** start of Data extract **

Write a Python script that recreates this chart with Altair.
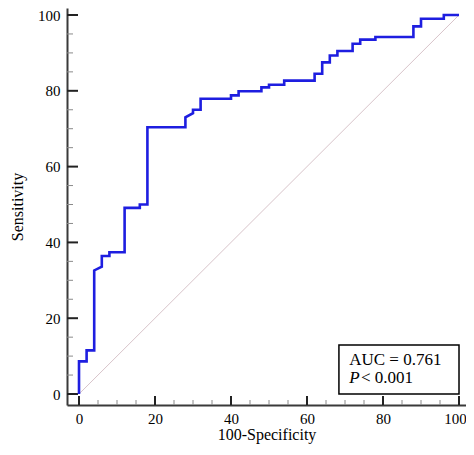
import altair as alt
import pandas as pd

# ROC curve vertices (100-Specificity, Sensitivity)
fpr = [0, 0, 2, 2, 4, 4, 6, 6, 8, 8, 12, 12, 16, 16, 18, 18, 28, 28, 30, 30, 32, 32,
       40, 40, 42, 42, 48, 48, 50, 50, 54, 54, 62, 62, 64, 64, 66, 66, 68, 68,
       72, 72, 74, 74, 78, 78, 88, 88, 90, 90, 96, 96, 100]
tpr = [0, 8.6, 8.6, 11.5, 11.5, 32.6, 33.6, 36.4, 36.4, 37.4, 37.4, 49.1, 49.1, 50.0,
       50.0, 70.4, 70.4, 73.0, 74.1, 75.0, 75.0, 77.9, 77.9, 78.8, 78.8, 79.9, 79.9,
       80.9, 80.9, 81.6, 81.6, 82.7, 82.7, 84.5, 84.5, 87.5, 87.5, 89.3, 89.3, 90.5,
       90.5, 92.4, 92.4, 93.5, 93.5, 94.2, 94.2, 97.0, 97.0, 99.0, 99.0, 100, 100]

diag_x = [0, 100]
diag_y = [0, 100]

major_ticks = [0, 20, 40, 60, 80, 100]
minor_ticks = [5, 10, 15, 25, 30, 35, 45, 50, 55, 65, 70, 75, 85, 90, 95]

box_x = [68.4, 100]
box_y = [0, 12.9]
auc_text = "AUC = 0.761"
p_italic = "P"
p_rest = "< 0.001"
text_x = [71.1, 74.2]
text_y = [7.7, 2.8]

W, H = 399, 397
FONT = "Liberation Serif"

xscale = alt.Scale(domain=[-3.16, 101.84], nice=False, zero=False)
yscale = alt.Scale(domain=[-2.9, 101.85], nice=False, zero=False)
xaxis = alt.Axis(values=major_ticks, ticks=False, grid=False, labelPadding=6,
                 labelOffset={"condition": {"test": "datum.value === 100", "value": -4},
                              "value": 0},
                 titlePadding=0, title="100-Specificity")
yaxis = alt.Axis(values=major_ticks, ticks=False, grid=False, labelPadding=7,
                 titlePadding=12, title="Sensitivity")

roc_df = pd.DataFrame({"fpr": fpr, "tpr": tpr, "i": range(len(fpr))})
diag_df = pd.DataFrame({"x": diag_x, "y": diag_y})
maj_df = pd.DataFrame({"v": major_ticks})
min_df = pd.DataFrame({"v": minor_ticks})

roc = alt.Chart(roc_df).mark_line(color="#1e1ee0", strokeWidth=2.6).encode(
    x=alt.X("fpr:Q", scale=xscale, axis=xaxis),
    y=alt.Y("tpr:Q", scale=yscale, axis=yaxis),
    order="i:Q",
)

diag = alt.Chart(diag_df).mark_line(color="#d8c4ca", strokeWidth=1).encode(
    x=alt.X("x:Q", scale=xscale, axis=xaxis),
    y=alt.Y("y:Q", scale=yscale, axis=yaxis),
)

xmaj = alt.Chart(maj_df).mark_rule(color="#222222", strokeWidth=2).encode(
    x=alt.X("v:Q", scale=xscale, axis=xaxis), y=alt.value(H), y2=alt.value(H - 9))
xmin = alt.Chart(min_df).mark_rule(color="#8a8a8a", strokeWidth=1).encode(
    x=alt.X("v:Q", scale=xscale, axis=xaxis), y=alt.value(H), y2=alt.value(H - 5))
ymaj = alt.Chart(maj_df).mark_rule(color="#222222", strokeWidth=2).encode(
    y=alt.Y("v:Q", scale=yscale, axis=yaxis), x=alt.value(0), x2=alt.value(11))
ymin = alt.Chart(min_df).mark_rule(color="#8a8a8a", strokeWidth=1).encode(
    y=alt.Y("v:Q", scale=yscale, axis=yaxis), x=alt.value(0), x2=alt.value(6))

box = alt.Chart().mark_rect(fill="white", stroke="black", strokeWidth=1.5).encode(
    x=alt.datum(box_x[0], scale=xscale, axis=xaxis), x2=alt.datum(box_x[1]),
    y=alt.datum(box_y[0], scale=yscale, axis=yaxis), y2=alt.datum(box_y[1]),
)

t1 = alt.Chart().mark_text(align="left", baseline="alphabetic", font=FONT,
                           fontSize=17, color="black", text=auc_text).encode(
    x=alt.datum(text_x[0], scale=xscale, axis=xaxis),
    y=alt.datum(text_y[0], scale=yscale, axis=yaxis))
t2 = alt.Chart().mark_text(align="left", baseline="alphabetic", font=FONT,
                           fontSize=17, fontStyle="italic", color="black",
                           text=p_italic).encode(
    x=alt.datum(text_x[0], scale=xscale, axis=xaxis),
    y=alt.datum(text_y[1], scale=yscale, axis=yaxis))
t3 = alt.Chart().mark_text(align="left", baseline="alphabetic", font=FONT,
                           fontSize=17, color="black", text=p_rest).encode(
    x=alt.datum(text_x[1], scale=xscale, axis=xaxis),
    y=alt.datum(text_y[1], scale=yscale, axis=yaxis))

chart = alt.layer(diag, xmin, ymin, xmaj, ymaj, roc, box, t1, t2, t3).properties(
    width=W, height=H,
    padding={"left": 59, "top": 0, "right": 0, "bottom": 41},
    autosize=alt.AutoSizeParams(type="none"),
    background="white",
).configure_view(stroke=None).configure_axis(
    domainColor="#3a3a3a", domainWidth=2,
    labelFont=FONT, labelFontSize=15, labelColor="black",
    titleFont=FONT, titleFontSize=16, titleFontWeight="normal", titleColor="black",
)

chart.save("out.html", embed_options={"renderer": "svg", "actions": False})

** end of Data extract **

Restate the data above exactly, stripping out each image.

## Output of the exercise
Write a Python script that recreates this chart with Altair.
import altair as alt
import pandas as pd

# ROC curve vertices (100-Specificity, Sensitivity)
fpr = [0, 0, 2, 2, 4, 4, 6, 6, 8, 8, 12, 12, 16, 16, 18, 18, 28, 28, 30, 30, 32, 32,
       40, 40, 42, 42, 48, 48, 50, 50, 54, 54, 62, 62, 64, 64, 66, 66, 68, 68,
       72, 72, 74, 74, 78, 78, 88, 88, 90, 90, 96, 96, 100]
tpr = [0, 8.6, 8.6, 11.5, 11.5, 32.6, 33.6, 36.4, 36.4, 37.4, 37.4, 49.1, 49.1, 50.0,
       50.0, 70.4, 70.4, 73.0, 74.1, 75.0, 75.0, 77.9, 77.9, 78.8, 78.8, 79.9, 79.9,
       80.9, 80.9, 81.6, 81.6, 82.7, 82.7, 84.5, 84.5, 87.5, 87.5, 89.3, 89.3, 90.5,
       90.5, 92.4, 92.4, 93.5, 93.5, 94.2, 94.2, 97.0, 97.0, 99.0, 99.0, 100, 100]

diag_x = [0, 100]
diag_y = [0, 100]

major_ticks = [0, 20, 40, 60, 80, 100]
minor_ticks = [5, 10, 15, 25, 30, 35, 45, 50, 55, 65, 70, 75, 85, 90, 95]

box_x = [68.4, 100]
box_y = [0, 12.9]
auc_text = "AUC = 0.761"
p_italic = "P"
p_rest = "< 0.001"
text_x = [71.1, 74.2]
text_y = [7.7, 2.8]

W, H = 399, 397
FONT = "Liberation Serif"

xscale = alt.Scale(domain=[-3.16, 101.84], nice=False, zero=False)
yscale = alt.Scale(domain=[-2.9, 101.85], nice=False, zero=False)
xaxis = alt.Axis(values=major_ticks, ticks=False, grid=False, labelPadding=6,
                 labelOffset={"condition": {"test": "datum.value === 100", "value": -4},
                              "value": 0},
                 titlePadding=0, title="100-Specificity")
yaxis = alt.Axis(values=major_ticks, ticks=False, grid=False, labelPadding=7,
                 titlePadding=12, title="Sensitivity")

roc_df = pd.DataFrame({"fpr": fpr, "tpr": tpr, "i": range(len(fpr))})
diag_df = pd.DataFrame({"x": diag_x, "y": diag_y})
maj_df = pd.DataFrame({"v": major_ticks})
min_df = pd.DataFrame({"v": minor_ticks})

roc = alt.Chart(roc_df).mark_line(color="#1e1ee0", strokeWidth=2.6).encode(
    x=alt.X("fpr:Q", scale=xscale, axis=xaxis),
    y=alt.Y("tpr:Q", scale=yscale, axis=yaxis),
    order="i:Q",
)

diag = alt.Chart(diag_df).mark_line(color="#d8c4ca", strokeWidth=1).encode(
    x=alt.X("x:Q", scale=xscale, axis=xaxis),
    y=alt.Y("y:Q", scale=yscale, axis=yaxis),
)

xmaj = alt.Chart(maj_df).mark_rule(color="#222222", strokeWidth=2).encode(
    x=alt.X("v:Q", scale=xscale, axis=xaxis), y=alt.value(H), y2=alt.value(H - 9))
xmin = alt.Chart(min_df).mark_rule(color="#8a8a8a", strokeWidth=1).encode(
    x=alt.X("v:Q", scale=xscale, axis=xaxis), y=alt.value(H), y2=alt.value(H - 5))
ymaj = alt.Chart(maj_df).mark_rule(color="#222222", strokeWidth=2).encode(
    y=alt.Y("v:Q", scale=yscale, axis=yaxis), x=alt.value(0), x2=alt.value(11))
ymin = alt.Chart(min_df).mark_rule(color="#8a8a8a", strokeWidth=1).encode(
    y=alt.Y("v:Q", scale=yscale, axis=yaxis), x=alt.value(0), x2=alt.value(6))

box = alt.Chart().mark_rect(fill="white", stroke="black", strokeWidth=1.5).encode(
    x=alt.datum(box_x[0], scale=xscale, axis=xaxis), x2=alt.datum(box_x[1]),
    y=alt.datum(box_y[0], scale=yscale, axis=yaxis), y2=alt.datum(box_y[1]),
)

t1 = alt.Chart().mark_text(align="left", baseline="alphabetic", font=FONT,
                           fontSize=17, color="black", text=auc_text).encode(
    x=alt.datum(text_x[0], scale=xscale, axis=xaxis),
    y=alt.datum(text_y[0], scale=yscale, axis=yaxis))
t2 = alt.Chart().mark_text(align="left", baseline="alphabetic", font=FONT,
                           fontSize=17, fontStyle="italic", color="black",
                           text=p_italic).encode(
    x=alt.datum(text_x[0], scale=xscale, axis=xaxis),
    y=alt.datum(text_y[1], scale=yscale, axis=yaxis))
t3 = alt.Chart().mark_text(align="left", baseline="alphabetic", font=FONT,
                           fontSize=17, color="black", text=p_rest).encode(
    x=alt.datum(text_x[1], scale=xscale, axis=xaxis),
    y=alt.datum(text_y[1], scale=yscale, axis=yaxis))

chart = alt.layer(diag, xmin, ymin, xmaj, ymaj, roc, box, t1, t2, t3).properties(
    width=W, height=H,
    padding={"left": 59, "top": 0, "right": 0, "bottom": 41},
    autosize=alt.AutoSizeParams(type="none"),
    background="white",
).configure_view(stroke=None).configure_axis(
    domainColor="#3a3a3a", domainWidth=2,
    labelFont=FONT, labelFontSize=15, labelColor="black",
    titleFont=FONT, titleFontSize=16, titleFontWeight="normal", titleColor="black",
)

chart.save("out.html", embed_options={"renderer": "svg", "actions": False})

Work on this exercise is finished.